Это были святые люди! Как Румнев ругал Толечку! «Толя, вот я слышал, что вы, — он говорил только на «вы», высокой старой интеллигентской культуры человек, — свой рисунок продали за полбанки, а я ваш рисунок продаю за 20 рублей. Толя, это нехорошо, мне очень трудно будет вам помогать». А Толя в зависимости от обстоятельств называл цену: «Ну ладно, голубчик, 3 рубля и 10 копеек, давай, все». Толя не жил у Румнева на Остоженке, он приходил, читал книги. Румнев был единственный человек, который к Толе очень хорошо относился и пытался слегка привить университетскую культуру, именно Румнев. Потом, Румнев был настолько честен, что не эксплуатировал его, как Костаки. Он продавал среди своих друзей и знакомых из хорошей интеллигенции и все денежки отдавал, даже открыл ему сберкнижку. Поэтому он и рассердился на Толю — потому что получалось, что он как бы занимался на нем спекуляцией.
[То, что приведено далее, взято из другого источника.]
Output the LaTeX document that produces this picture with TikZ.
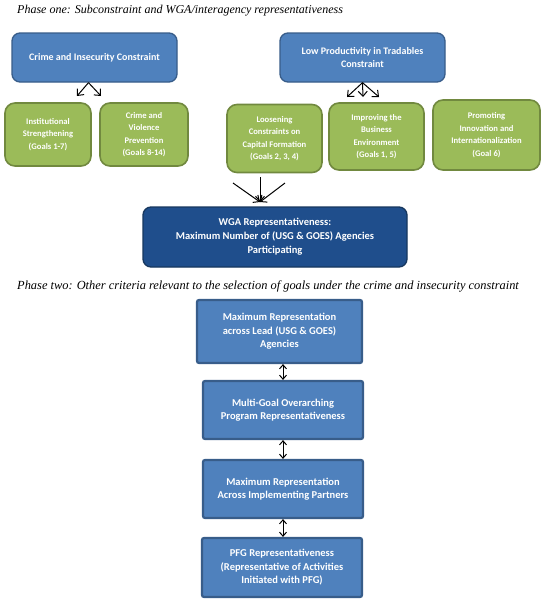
\documentclass[tikz,border=0pt]{standalone}
\usepackage{fontspec}
\setmainfont{Liberation Serif}
\newfontfamily\boxfont{Carlito}
\usetikzlibrary{arrows.meta}
\definecolor{bluefill}{HTML}{4F81BD}
\definecolor{blueline}{HTML}{385D8A}
\definecolor{greenfill}{HTML}{9BBB59}
\definecolor{greenline}{HTML}{71893F}
\definecolor{darkfill}{HTML}{1F4E8C}
\definecolor{darkline}{HTML}{17375E}
\tikzset{
  topbox/.style={draw=blueline, fill=bluefill, line width=1.3pt, rounded corners=8pt,
    text=white, font=\boxfont\bfseries\fontsize{10}{13}\selectfont, align=center, inner sep=2pt},
  goalbox/.style={draw=greenline, fill=greenfill, line width=1.6pt, rounded corners=10pt,
    text=white, font=\boxfont\bfseries\fontsize{8.6}{12.5}\selectfont, align=center, inner sep=2pt},
  wgabox/.style={draw=darkline, fill=darkfill, line width=1.3pt, rounded corners=8pt,
    text=white, font=\boxfont\bfseries\fontsize{10.5}{14}\selectfont, align=center, inner sep=2pt},
  critbox/.style={draw=blueline, fill=bluefill, line width=2.2pt, rounded corners=2pt,
    text=white, font=\boxfont\bfseries\fontsize{10.5}{13.5}\selectfont, align=center, inner sep=2pt},
  phasetitle/.style={anchor=west, font=\itshape, inner sep=0pt},
  arr/.style={-{Straight Barb[length=5pt,width=9pt]}, line width=1pt},
  darr/.style={{Straight Barb[length=4pt,width=7pt]}-{Straight Barb[length=4pt,width=7pt]}, line width=1pt}
}
\begin{document}
\begin{tikzpicture}[x=1pt,y=-1pt]
\useasboundingbox (0,0) rectangle (542,603);
\fill[white] (0,0) rectangle (542,603);

\node[phasetitle] (t1) at (17,11) {\fontsize{12}{14}\selectfont Phase one: Subconstraint and WGA/interagency representativeness};

\node[topbox, minimum width=165pt, minimum height=49pt] (A) at (94.5,57.5) {Crime and Insecurity Constraint};
\node[topbox, minimum width=165pt, minimum height=49pt] (B) at (362.5,57.5) {Low Productivity in Tradables\\Constraint};

\node[goalbox, minimum width=86pt, minimum height=63pt] (G1) at (48,134.5) {Institutional\\Strengthening\\(Goals 1-7)};
\node[goalbox, minimum width=88pt, minimum height=63pt] (G2) at (144,134.5) {Crime and\\Violence\\Prevention\\(Goals 8-14)};
\node[goalbox, minimum width=95pt, minimum height=68pt] (G3) at (274.5,138.5) {Loosening\\Constraints on\\Capital Formation\\(Goals 2, 3, 4)};
\node[goalbox, minimum width=95pt, minimum height=67pt] (G4) at (376.5,136.5) {Improving the\\Business\\Environment\\(Goals 1, 5)};
\node[goalbox, minimum width=107pt, minimum height=70pt] (G5) at (486.5,135) {Promoting\\Innovation and\\Internationalization\\(Goal 6)};

\node[wgabox, minimum width=264pt, minimum height=60pt] (W) at (275,237) {WGA Representativeness:\\Maximum Number of (USG \& GOES) Agencies\\Participating};

\node[phasetitle] (t2) at (17,286) {\fontsize{12.4}{14}\selectfont Phase two: Other criteria relevant to the selection of goals under the crime and insecurity constraint};

\node[critbox, minimum width=165pt, minimum height=63pt] (C1) at (279.5,331.5) {Maximum Representation\\across Lead (USG \& GOES)\\Agencies};
\node[critbox, minimum width=160pt, minimum height=58pt] (C2) at (283,410) {Multi-Goal Overarching\\Program Representativeness};
\node[critbox, minimum width=160pt, minimum height=58pt] (C3) at (283,489) {Maximum Representation\\Across Implementing Partners};
\node[critbox, minimum width=160pt, minimum height=59pt] (C4) at (282,567.5) {PFG Representativeness\\(Representative of Activities\\Initiated with PFG)};

% arrows from constraint A
\coordinate (a1) at (77,96);
\coordinate (a2) at (101,96);
\draw[arr] ([xshift=-6pt]A.south) -- (a1);
\draw[arr] ([xshift=-6pt]A.south) -- (a2);
% arrows from constraint B
\coordinate (b1) at (347,97);
\coordinate (b2) at (363,97);
\coordinate (b3) at (379,97);
\draw[arr] (B.south) -- (b1);
\draw[arr] (B.south) -- (b2);
\draw[arr] (B.south) -- (b3);
% arrows converging to WGA
\coordinate (w1) at (233,183);
\coordinate (w2) at (260,177);
\coordinate (w3) at (285,183);
\coordinate (wt) at (260,202);
\draw[arr] (w1) -- (wt);
\draw[arr] (w2) -- (wt);
\draw[arr] (w3) -- (wt);

% double arrows in phase two
\draw[darr] (C1.south -| C2.north) -- (C2.north);
\draw[darr] (C2.south) -- (C3.north);
\draw[darr] (C3.south) -- (C3.south |- C4.north);
\end{tikzpicture}
\end{document}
Его дружба с Маркевичем изумительная. Толю познакомил с Маркевичем Румнев. Игорь приезжал сюда на гастроли, и Толя его очаровал. Дягилевский интеллигент, тех времен, очаровался Толей совершенно. Покупал, помогал, устроил выставку в Париже и Женеве, привез Толе какие-то деньги. Маркевич у меня тоже покупал. Меня Маркевич считал человеком другого настроения — я читал что-то, а Толя симпатичный, хороший, но другой. И он говорил деликатно: «Миша, вы не могли бы попросить сейчас Толю, чтобы он некоторые работы чуть-чуть подправил». Хорошо, но, зная Толю, просить подправить работы — ерунда. У Маркевича уже целая папка в отеле, он расстилает работы, Толя сразу говорит великому музыканту и дирижеру: «Ну ладно, у тебя сосисочки есть, водочка? Давай!» Он так со всеми обращался.
Разумеется! Но он любил Толю — это не то чтобы такая ностальгия по русскому говну. Нет, он к Толе относился куда более тонко. Он чувствовал в Толе культуру импровизации, интуиция у Толи была потрясающая, богатейшая интуиция. Расстилает работы. «Толя!» А он с акцентом говорил по-русски. «Толья, а что это за ложки?» Лошадки в смысле. «Иди на хуй, какие ложки? Это лошадки!» Однажды я с ним встретился в Риме, он развелся с дворянской женой и жил на юге Франции.
Андрей видит по-своему — но с Толей он не очень общался, у него была совсем другая компания, так что он про Толю не так уж много знает. С Костаки Толя не ссорился, тот был как папаша, но эксплуатировал его железно. Толя приезжал к нему в Баковку на дачу, говорил: «Ну, давай мне курочку, водочку» — у Костаки он всегда курочку требовал. А тот уже знал, что возьмет, — давал и курочку, и водочку, но подсовывал сто листов бумаги, гуашь, и Толя в перерыве ему сто листов хуячил. И он отбирал в сторону, и все, и Толя забывал про это. И у него копились Толины работы таким образом, и это же не один раз.
Ну, там очень много осталось. Да и история с пожаром очень темная. Костаки нужно было вывозить какие-то работы, он Министерство культуры наебал потрясающе, гениально, умница был! В это время был замминистра иностранных дел, тоже коллекционер, Семенов, и Костаки помогал ему собирать 20-е годы. И когда ему нужно было вывозить Клюна, Малевича, Древина и так далее, он подарил государству новгородскую икону XI века. XI век в России — это самое начало, в Италии VIII век уже так себе. А в те времена была такая иллюзия: иконы этого периода стоят огромные деньги. Он, по-моему, участвовал в акции КГБ, которому нужна была валюта на всякие операции, — ездил в Париж и участвовал в аукционе, продавал иконы. И он дарит новгородскую икону, а за это получает разрешение увезти Любочку Попову и так далее. И когда он приехал в Германию устраивать выставку, то сразу стал миллионером — вот такая операция. Кое-что он оставил Третьяковке, конечно. Я его коллекцию видел на выставке Москва-Париж, он именно там показал Любочку Попову. Георгий Дионисович был настоящий коллекционер, повел меня: «Смотри, у Любочки какой сзади грунт», — даже не спереди, а сзади показывал.